For the second consecutive season, the Panthers and Blazers will play each other in the Rickwood College Classic at the oldest professional baseball park in the United States. First pitch is scheduled for 1 p.m.

“It’s pretty awesome, honestly, just thinking about all the people who have come through here and played here,” UAB catcher Henry Hunter said late last week during a media availability at Rickwood Field. “The history of this place shows the beauty of baseball, really, and that baseball has been around for so, so long. There are so many unbelievable players that have come through here. To be able to continue that tradition and playing against Birmingham-Southern is pretty awesome.”

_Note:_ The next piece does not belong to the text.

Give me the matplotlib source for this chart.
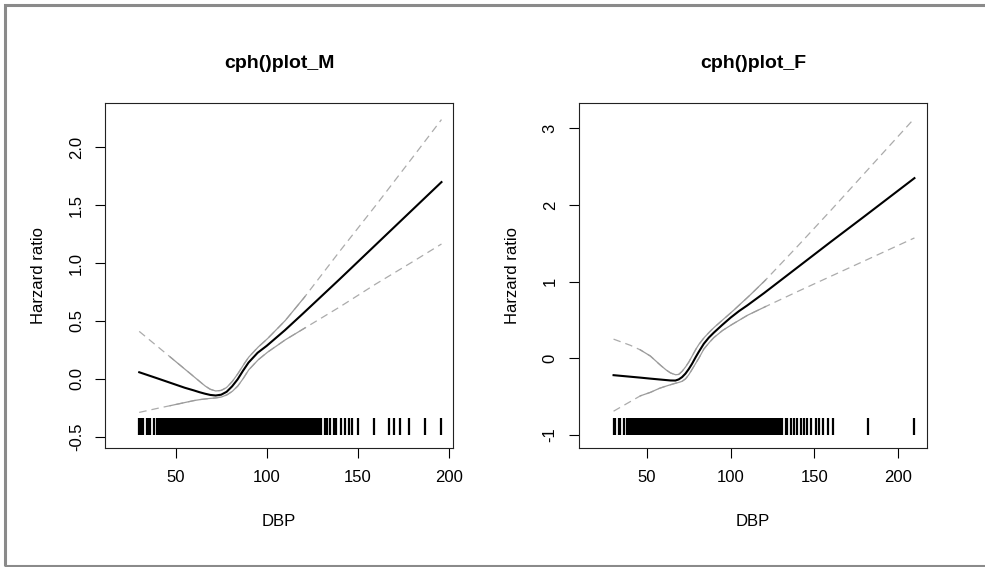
import matplotlib
matplotlib.use("Agg")
import matplotlib.pyplot as plt
import numpy as np
from matplotlib.patches import Rectangle

plt.rcParams['font.family'] = ['Liberation Sans', 'DejaVu Sans']
plt.rcParams['axes.unicode_minus'] = False

# --- male panel ---
m_dbp = [30, 40, 50, 55, 60, 63, 66, 69, 72, 75, 78, 81, 84, 87, 90, 95, 100,
         110, 120, 140, 160, 180, 196]
m_fit = [0.057, 0.004, -0.05, -0.077, -0.10, -0.115, -0.128, -0.139, -0.144, -0.137,
         -0.112, -0.065, -0.005, 0.07, 0.14, 0.225, 0.285, 0.42, 0.565, 0.86, 1.16,
         1.46, 1.70]
m_upper = [0.41, 0.28, 0.15, 0.085, 0.02, -0.02, -0.06, -0.09, -0.105, -0.10,
           -0.075, -0.025, 0.04, 0.115, 0.185, 0.27, 0.34, 0.50, 0.69, 1.10, 1.50,
           1.91, 2.24]
m_lower = [-0.29, -0.255, -0.222, -0.205, -0.188, -0.18, -0.174, -0.169, -0.165,
           -0.158, -0.14, -0.11, -0.065, 0.0, 0.075, 0.16, 0.225, 0.335, 0.43, 0.62,
           0.82, 1.01, 1.165]
m_rug = [30, 31, 32, 34, 35, 36, 38, 40,
         41, 42, 43, 44, 45, 46, 47, 48, 49, 50, 51, 52, 53, 54, 55, 56, 57, 58, 59, 60,
         61, 62, 63, 64, 65, 66, 67, 68, 69, 70, 71, 72, 73, 74, 75, 76, 77, 78, 79, 80,
         81, 82, 83, 84, 85, 86, 87, 88, 89, 90, 91, 92, 93, 94, 95, 96, 97, 98, 99, 100,
         101, 102, 103, 104, 105, 106, 107, 108, 109, 110, 111, 112, 113, 114, 115, 116,
         117, 118, 119, 120, 121, 122, 123, 124, 125, 126, 127, 128, 129, 130,
         132, 133, 135, 137, 138, 141, 143, 145, 147, 150, 159, 167, 170, 173, 178, 187, 196]
m_yticks = [-0.5, 0.0, 0.5, 1.0, 1.5, 2.0]
m_yticklabels = ["-0.5", "0.0", "0.5", "1.0", "1.5", "2.0"]

# --- female panel ---
f_dbp = [30, 40, 46, 52, 57, 61, 64, 67, 69, 71, 73, 75, 77, 79, 81, 84, 87, 90,
         95, 100, 105, 110, 120, 140, 160, 180, 210]
f_fit = [-0.22, -0.24, -0.252, -0.265, -0.275, -0.283, -0.289, -0.29, -0.275, -0.245,
         -0.2, -0.14, -0.07, 0.01, 0.085, 0.19, 0.27, 0.335, 0.435, 0.53, 0.615, 0.69,
         0.85, 1.185, 1.52, 1.85, 2.35]
f_upper = [0.25, 0.17, 0.11, 0.03, -0.07, -0.145, -0.19, -0.215, -0.21, -0.17,
           -0.115, -0.05, 0.03, 0.11, 0.18, 0.265, 0.335, 0.40, 0.495, 0.59, 0.69,
           0.79, 1.00, 1.46, 1.93, 2.41, 3.13]
f_lower = [-0.69, -0.565, -0.49, -0.445, -0.395, -0.365, -0.345, -0.325, -0.315, -0.30,
           -0.27, -0.215, -0.145, -0.07, 0.0, 0.12, 0.20, 0.27, 0.36, 0.43, 0.495, 0.56,
           0.665, 0.87, 1.07, 1.27, 1.57]
f_rug = [30, 31, 33, 34, 36, 38,
         39, 40, 41, 42, 43, 44, 45, 46, 47, 48, 49, 50, 51, 52, 53, 54, 55, 56, 57, 58,
         59, 60, 61, 62, 63, 64, 65, 66, 67, 68, 69, 70, 71, 72, 73, 74, 75, 76, 77, 78,
         79, 80, 81, 82, 83, 84, 85, 86, 87, 88, 89, 90, 91, 92, 93, 94, 95, 96, 97, 98,
         99, 100, 101, 102, 103, 104, 105, 106, 107, 108, 109, 110, 111, 112, 113, 114,
         115, 116, 117, 118, 119, 120, 121, 122, 123, 124, 125, 126, 127, 128, 129, 130, 131,
         133, 134, 136, 138, 140, 142, 144, 146, 148, 151, 153, 155, 158, 161, 182, 210]
f_yticks = [-1, 0, 1, 2, 3]
f_yticklabels = ["-1", "0", "1", "2", "3"]

xticks = [50, 100, 150, 200]


def draw_panel(ax, dbp, fit, lower, upper, rug, xlim, ylim,
               yticks, yticklabels, title, solid_lo, solid_hi):
    for band in (upper, lower):
        ax.plot(dbp, band, color="#ababab", lw=0.9, linestyle=(0, (6, 4)))
        # the part over the bulk of the data shows as a solid thin line
        xs = np.linspace(solid_lo, solid_hi, 200)
        ax.plot(xs, np.interp(xs, dbp, band), color="#9c9c9c", lw=0.9)
    ax.plot(dbp, fit, color="black", lw=1.5)

    ax.vlines(rug, 0.037, 0.087, transform=ax.get_xaxis_transform(),
              color="black", lw=1.6)

    ax.set_xlim(*xlim)
    ax.set_ylim(*ylim)
    ax.set_xticks(xticks)
    ax.set_xticklabels([str(t) for t in xticks])
    ax.set_yticks(yticks)
    ax.set_yticklabels(yticklabels, rotation=90, va="center")
    ax.tick_params(length=7.2, width=0.8, labelsize=12, pad=8, colors="black")
    ax.tick_params(axis="x", pad=9)
    for sp in ax.spines.values():
        sp.set_linewidth(0.8)
        sp.set_color("#222222")

    ax.set_title(title, fontsize=14, fontweight="bold", pad=25)
    ax.set_xlabel("DBP", fontsize=12)
    ax.xaxis.set_label_coords(0.5, -0.192)
    ax.set_ylabel("Harzard ratio", fontsize=12, va="center")
    ax.yaxis.set_label_coords(-0.19, 0.5)


fig = plt.figure(figsize=(9.85, 5.67), dpi=100)
ax_m = fig.add_axes([0.1066, 0.2104, 0.3538, 0.6085])
ax_f = fig.add_axes([0.5876, 0.2104, 0.3540, 0.6085])

draw_panel(ax_m, m_dbp, m_fit, m_lower, m_upper, m_rug,
           (11.2, 202.6), (-0.595, 2.386), m_yticks, m_yticklabels,
           "cph()plot_M", 47, 121)
draw_panel(ax_f, f_dbp, f_fit, f_lower, f_upper, f_rug,
           (9.2, 217.8), (-1.166, 3.334), f_yticks, f_yticklabels,
           "cph()plot_F", 46, 121)

# gray outer frame (right edge falls outside the picture)
fig.patches.append(Rectangle((4.7 / 985, 1 - 566 / 567), 1.2, (566 - 5.4) / 567,
                             transform=fig.transFigure, fill=False,
                             edgecolor="#8a8a8a", lw=2.2))

fig.savefig("out.png", dpi=100)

UAB beat Birmingham-Southern, 10-4, in last season’s Rickwood College Classic. However, the final result is probably not the most important part of this game.

“I think it’s just more fun than anything,” said Birmingham-Southern head coach Jan Weisberg, whose team opened play in the Southern Athletic Association Tournament last weekend by sweeping Oglethorpe University. “We came and had an intrasquad game here in 2021 before we went to the NCAA (Division III) Regionals. First time for a lot of our guys to be here. They loved it. It’s obviously right in our backyard, being about four blocks away. I think, for us, it’s interesting because the regular season is done. We’ll be right in the middle of our playoffs. I think it will be a nice little break to just be able to enjoy a day of baseball at a great venue.”

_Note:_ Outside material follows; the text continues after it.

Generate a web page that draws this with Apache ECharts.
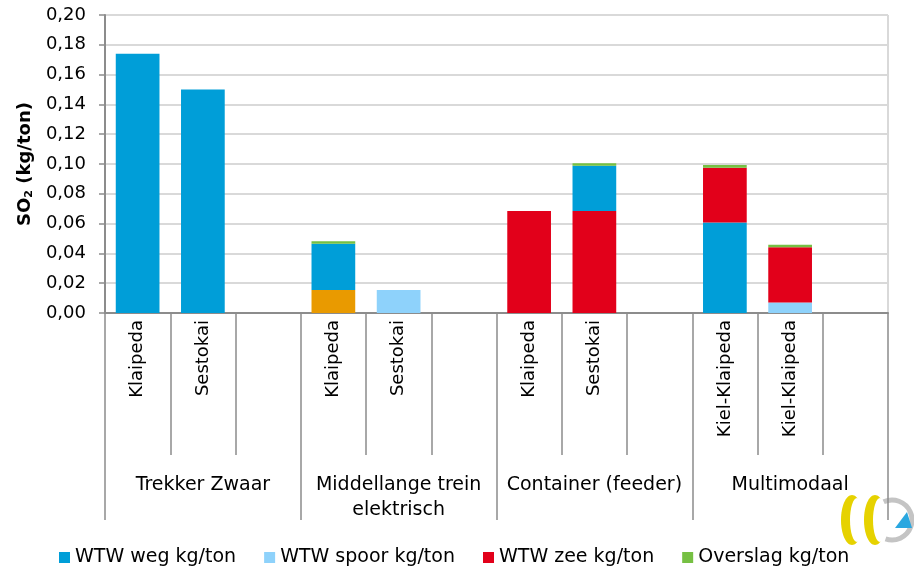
<!DOCTYPE html>
<html>
<head>
<meta charset="utf-8">
<script src="https://cdn.jsdelivr.net/npm/echarts@6/dist/echarts.min.js"></script>
<style>
html, body { margin: 0; padding: 0; background: #fff; }
#chart { width: 914px; height: 572px; }
</style>
</head>
<body>
<div id="chart"></div>
<script>
// categorieen: 4 groepen van 3 posities (derde positie leeg)
var routes = ['Klaipeda', 'Sestokai', '', 'Klaipeda', 'Sestokai', '', 'Klaipeda', 'Sestokai', '', 'Kiel-Klaipeda', 'Kiel-Klaipeda', ''];
var groups = ['Trekker Zwaar', 'Middellange trein\nelektrisch', 'Container (feeder)', 'Multimodaal'];
var yTicks = [0, 0.02, 0.04, 0.06, 0.08, 0.10, 0.12, 0.14, 0.16, 0.18, 0.20];

// SO2 in kg/ton, gestapeld
var overig = ['-', '-', '-', 0.0155, '-', '-', '-', '-', '-', '-', '-', '-'];        // oranje, niet in legenda
var spoor = ['-', '-', '-', '-', 0.0155, '-', '-', '-', '-', '-', 0.007, '-'];
var wegOnder = [0.174, 0.150, '-', 0.031, '-', '-', '-', '-', '-', 0.0607, '-', '-'];
var zee = ['-', '-', '-', '-', '-', '-', 0.0685, 0.0685, '-', 0.0368, 0.0372, '-'];
var wegBoven = ['-', '-', '-', '-', '-', '-', '-', 0.0304, '-', '-', '-', '-'];
var overslag = ['-', '-', '-', 0.0016, '-', '-', '-', 0.0016, '-', 0.0018, 0.0016, '-'];

var FONT = 'DejaVu Sans';
var cBlauw = '#009ed8', cLicht = '#8ed2fb', cRood = '#e2001a', cGroen = '#76c043', cOranje = '#e99a00';
var cAs = '#8c8c8c';

function bar(name, data, color) {
    return {
        name: name,
        type: 'bar',
        stack: 'totaal',
        xAxisIndex: 0,
        barCategoryGap: '33%',
        itemStyle: { color: color },
        data: data
    };
}

var chart = echarts.init(document.getElementById('chart'));
chart.setOption({
    animation: false,
    textStyle: { fontFamily: FONT },
    grid: { left: 105, right: 26, top: 15, bottom: 259, outerBoundsMode: 'none' },
    legend: {
        data: ['WTW weg kg/ton', 'WTW spoor kg/ton', 'WTW zee kg/ton', 'Overslag kg/ton'],
        left: 54,
        top: 543,
        icon: 'rect',
        itemWidth: 11,
        itemHeight: 11,
        itemGap: 28,
        itemStyle: { borderWidth: 0 },
        textStyle: { fontFamily: FONT, fontSize: 19, color: '#000' }
    },
    xAxis: [{
        type: 'category',
        data: routes,
        position: 'bottom',
        axisLine: { show: true, lineStyle: { color: cAs, width: 2 } },
        axisTick: { show: true, interval: 0, length: 142, lineStyle: { color: cAs, width: 1.5 } },
        axisLabel: { interval: 0, rotate: 90, margin: 7, fontFamily: FONT, fontSize: 18, color: '#000' }
    }, {
        type: 'category',
        data: groups,
        position: 'bottom',
        axisLine: { show: false },
        axisTick: { show: true, interval: 0, length: 207, lineStyle: { color: cAs, width: 1.5 } },
        axisLabel: { interval: 0, margin: 160, fontFamily: FONT, fontSize: 19, lineHeight: 25, color: '#000' }
    }],
    yAxis: {
        type: 'value',
        min: 0,
        max: 0.2,
        interval: 0.02,
        name: '{a|SO}{b|2}{a| (kg/ton)}',
        nameLocation: 'middle',
        nameGap: 69,
        nameTextStyle: {
            rich: {
                a: { fontFamily: FONT, fontSize: 18, fontWeight: 'bold', color: '#000' },
                b: { fontFamily: FONT, fontSize: 11, fontWeight: 'bold', color: '#000', padding: [9, 0, 0, 0] }
            }
        },
        axisLine: { show: true, lineStyle: { color: cAs, width: 2 } },
        axisTick: { show: true, length: 6, lineStyle: { color: cAs, width: 1.5 } },
        axisLabel: {
            margin: 19,
            fontFamily: FONT,
            fontSize: 18,
            color: '#000',
            formatter: function (v) { return v.toFixed(2).replace('.', ','); }
        },
        splitLine: { lineStyle: { color: '#d9d9d9', width: 2 } }
    },
    series: [
        bar('Overig', overig, cOranje),
        bar('WTW spoor kg/ton', spoor, cLicht),
        bar('WTW weg kg/ton', wegOnder, cBlauw),
        bar('WTW zee kg/ton', zee, cRood),
        bar('WTW weg kg/ton', wegBoven, cBlauw),
        bar('Overslag kg/ton', overslag, cGroen)
    ],
    graphic: [
        // rechter kader van het plotvlak
        { type: 'line', shape: { x1: 888, y1: 15, x2: 888, y2: 313 }, style: { stroke: '#d9d9d9', lineWidth: 2 }, silent: true },
        // logo rechtsonder
        { type: 'ellipse', shape: { cx: 852, cy: 520, rx: 11, ry: 25 }, style: { fill: '#e6d200' }, silent: true },
        { type: 'ellipse', shape: { cx: 857, cy: 520, rx: 7, ry: 22 }, style: { fill: '#ffffff' }, silent: true },
        { type: 'ellipse', shape: { cx: 875, cy: 520, rx: 11, ry: 25 }, style: { fill: '#e6d200' }, silent: true },
        { type: 'ellipse', shape: { cx: 880, cy: 520, rx: 7, ry: 22 }, style: { fill: '#ffffff' }, silent: true },
        { type: 'arc', shape: { cx: 892, cy: 520, r: 20, startAngle: -2.0, endAngle: 1.9 }, style: { fill: 'none', stroke: '#c4c4c4', lineWidth: 5 }, silent: true },
        { type: 'polygon', shape: { points: [[895, 528], [912, 528], [907, 512]] }, style: { fill: '#2aa7e0' }, silent: true }
    ]
});
</script>
</body>
</html>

UAB head coach Casey Dunn got an early taste of playing at Rickwood Field.

“I played out here once a year in high school,” said Dunn, who played for his father, Sammy, at Vestavia Hills High. “The coach at Ramsay, at the time, was one of my dad’s buddies. Every year we’d play Ramsay out here in high school. I loved it when I came out here and played. My dad grew up coming to games out here. When he was younger, he lived in the area. He talked about all the old-timers he’d watch play in Rickwood. It was a big deal.”

Dunn, who is in his third season at UAB after a successful 16 years at Samford, took his first UAB team on a Rickwood visit. The host was Gerald Watkins, who serves as the chairman and executive director of the Friends of Rickwood, 

“Gerald has been on me a while to come play,” Dunn said. “We had an off day, kind of looking for something to do. We brought them over, after about 30 minutes of showing them around and letting them hear the history of Rickwood, they were like, ‘Coach, why don’t we play here?’ Of course, Gerald just smiled and said, ‘See Coach, we got to do it.’ I was fortunate that Coach Weisberg and Southern was willing to do it with us, to get two local schools who aren’t far away to come over here and enjoy a day at a historic ballpark and hopefully proved good entertainment for the fans.”

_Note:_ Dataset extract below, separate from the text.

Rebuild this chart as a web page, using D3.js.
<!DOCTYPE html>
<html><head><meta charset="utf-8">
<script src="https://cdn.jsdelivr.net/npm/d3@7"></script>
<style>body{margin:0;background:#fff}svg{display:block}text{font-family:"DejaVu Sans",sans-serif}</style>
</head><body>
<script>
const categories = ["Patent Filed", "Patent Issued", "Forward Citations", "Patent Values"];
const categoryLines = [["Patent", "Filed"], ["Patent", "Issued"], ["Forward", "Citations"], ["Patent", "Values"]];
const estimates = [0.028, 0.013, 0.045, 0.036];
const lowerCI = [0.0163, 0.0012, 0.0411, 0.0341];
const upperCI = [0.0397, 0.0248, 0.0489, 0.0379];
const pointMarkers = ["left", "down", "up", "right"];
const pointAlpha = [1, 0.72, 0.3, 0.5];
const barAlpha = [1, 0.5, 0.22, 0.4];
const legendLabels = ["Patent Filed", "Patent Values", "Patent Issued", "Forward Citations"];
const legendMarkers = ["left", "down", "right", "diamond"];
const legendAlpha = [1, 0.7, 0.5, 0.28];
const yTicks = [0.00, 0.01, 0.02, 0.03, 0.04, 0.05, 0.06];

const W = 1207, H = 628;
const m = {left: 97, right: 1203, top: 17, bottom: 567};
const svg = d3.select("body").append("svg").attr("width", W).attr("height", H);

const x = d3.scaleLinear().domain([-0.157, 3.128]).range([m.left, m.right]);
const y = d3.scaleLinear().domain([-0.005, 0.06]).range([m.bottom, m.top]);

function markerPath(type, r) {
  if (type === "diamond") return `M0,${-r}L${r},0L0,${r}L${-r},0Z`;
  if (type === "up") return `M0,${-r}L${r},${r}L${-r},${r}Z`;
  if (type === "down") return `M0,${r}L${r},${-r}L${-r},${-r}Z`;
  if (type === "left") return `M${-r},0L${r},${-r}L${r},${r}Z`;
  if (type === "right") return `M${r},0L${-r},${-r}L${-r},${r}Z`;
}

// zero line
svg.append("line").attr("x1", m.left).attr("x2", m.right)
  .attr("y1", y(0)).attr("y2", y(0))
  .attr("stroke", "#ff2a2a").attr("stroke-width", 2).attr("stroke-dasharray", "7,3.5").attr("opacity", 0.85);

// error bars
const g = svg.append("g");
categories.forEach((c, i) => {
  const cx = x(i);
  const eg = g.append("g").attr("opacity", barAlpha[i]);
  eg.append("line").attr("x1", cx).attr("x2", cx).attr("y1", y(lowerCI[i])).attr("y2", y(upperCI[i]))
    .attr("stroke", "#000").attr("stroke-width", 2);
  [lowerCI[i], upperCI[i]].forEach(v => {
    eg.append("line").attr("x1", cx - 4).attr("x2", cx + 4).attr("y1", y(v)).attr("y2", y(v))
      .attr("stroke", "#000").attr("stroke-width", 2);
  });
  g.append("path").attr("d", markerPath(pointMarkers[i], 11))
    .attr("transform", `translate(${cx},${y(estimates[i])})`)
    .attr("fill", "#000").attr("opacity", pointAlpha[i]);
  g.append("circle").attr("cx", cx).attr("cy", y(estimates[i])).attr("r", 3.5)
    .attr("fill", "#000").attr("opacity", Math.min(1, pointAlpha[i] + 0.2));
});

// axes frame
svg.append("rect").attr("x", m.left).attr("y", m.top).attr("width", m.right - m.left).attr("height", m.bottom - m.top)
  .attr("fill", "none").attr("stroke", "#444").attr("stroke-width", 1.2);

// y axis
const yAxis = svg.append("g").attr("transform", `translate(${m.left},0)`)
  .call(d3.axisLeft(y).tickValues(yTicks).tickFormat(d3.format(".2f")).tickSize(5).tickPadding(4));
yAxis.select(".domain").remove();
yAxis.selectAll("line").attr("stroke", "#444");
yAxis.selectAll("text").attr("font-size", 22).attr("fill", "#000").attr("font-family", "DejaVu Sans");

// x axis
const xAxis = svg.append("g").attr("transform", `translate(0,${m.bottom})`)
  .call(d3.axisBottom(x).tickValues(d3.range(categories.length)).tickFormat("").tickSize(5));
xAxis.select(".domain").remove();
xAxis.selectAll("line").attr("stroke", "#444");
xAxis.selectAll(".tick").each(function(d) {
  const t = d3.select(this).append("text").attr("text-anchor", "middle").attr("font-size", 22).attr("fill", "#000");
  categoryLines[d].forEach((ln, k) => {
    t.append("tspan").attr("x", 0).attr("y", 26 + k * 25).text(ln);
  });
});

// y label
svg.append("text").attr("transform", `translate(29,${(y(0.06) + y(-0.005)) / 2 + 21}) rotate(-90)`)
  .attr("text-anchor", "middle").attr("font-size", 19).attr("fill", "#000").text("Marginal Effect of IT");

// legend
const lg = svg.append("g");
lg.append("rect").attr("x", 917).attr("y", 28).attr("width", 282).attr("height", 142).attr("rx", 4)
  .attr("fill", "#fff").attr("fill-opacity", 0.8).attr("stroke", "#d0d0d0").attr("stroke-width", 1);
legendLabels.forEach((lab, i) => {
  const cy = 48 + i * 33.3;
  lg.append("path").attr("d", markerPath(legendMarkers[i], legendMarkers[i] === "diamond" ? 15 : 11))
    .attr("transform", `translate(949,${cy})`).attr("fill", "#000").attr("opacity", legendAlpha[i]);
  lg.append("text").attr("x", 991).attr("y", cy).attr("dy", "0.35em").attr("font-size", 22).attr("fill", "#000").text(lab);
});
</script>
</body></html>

UAB infielder Mayes White has never played at Rickwood Field but did get a unique perspective of the park while taking part in a documentary film about the Negro League baseball.

“We dressed up as the old Negro League players,” said White, who played in high school at Tuscaloosa Academy and Pike Road. “We had the (old) gloves, the cleats, the bats and we were playing ball out here, just like we were one of them. It was really fun.”

White said he’s looking forward to taking another step at Rickwood Field on Tuesday.

“It means a lot to me,” said White, a first-year transfer from Florida State. “As an African-American baseball player, you don’t get the opportunities like this, to play in a stadium where they all played before. I’m very fortunate and blessed.”

Perhaps the only thing that the players, at least the catchers, don’t look forward to is the backstop that is 92 feet behind home plate. It’s pretty much two extra bases if a ball gets past the catcher. Legend has it that Bo Jackson, while in high school, scored from first base on a passed ball at Rickwood Field.

“I can tell you the least favorite part is the backstop,” said Birmingham-Southern catcher Jack Fleming. “You won’t see bigger backstops these days. I had (a passed ball) my junior year when we were intrasquading. It was a controlled scrimmage. The ball went back there, we kind of called it dead. If that ball gets back there, that’s two bags. Fortunately, last year against UAB, I did a good job of keeping ball in front of me.”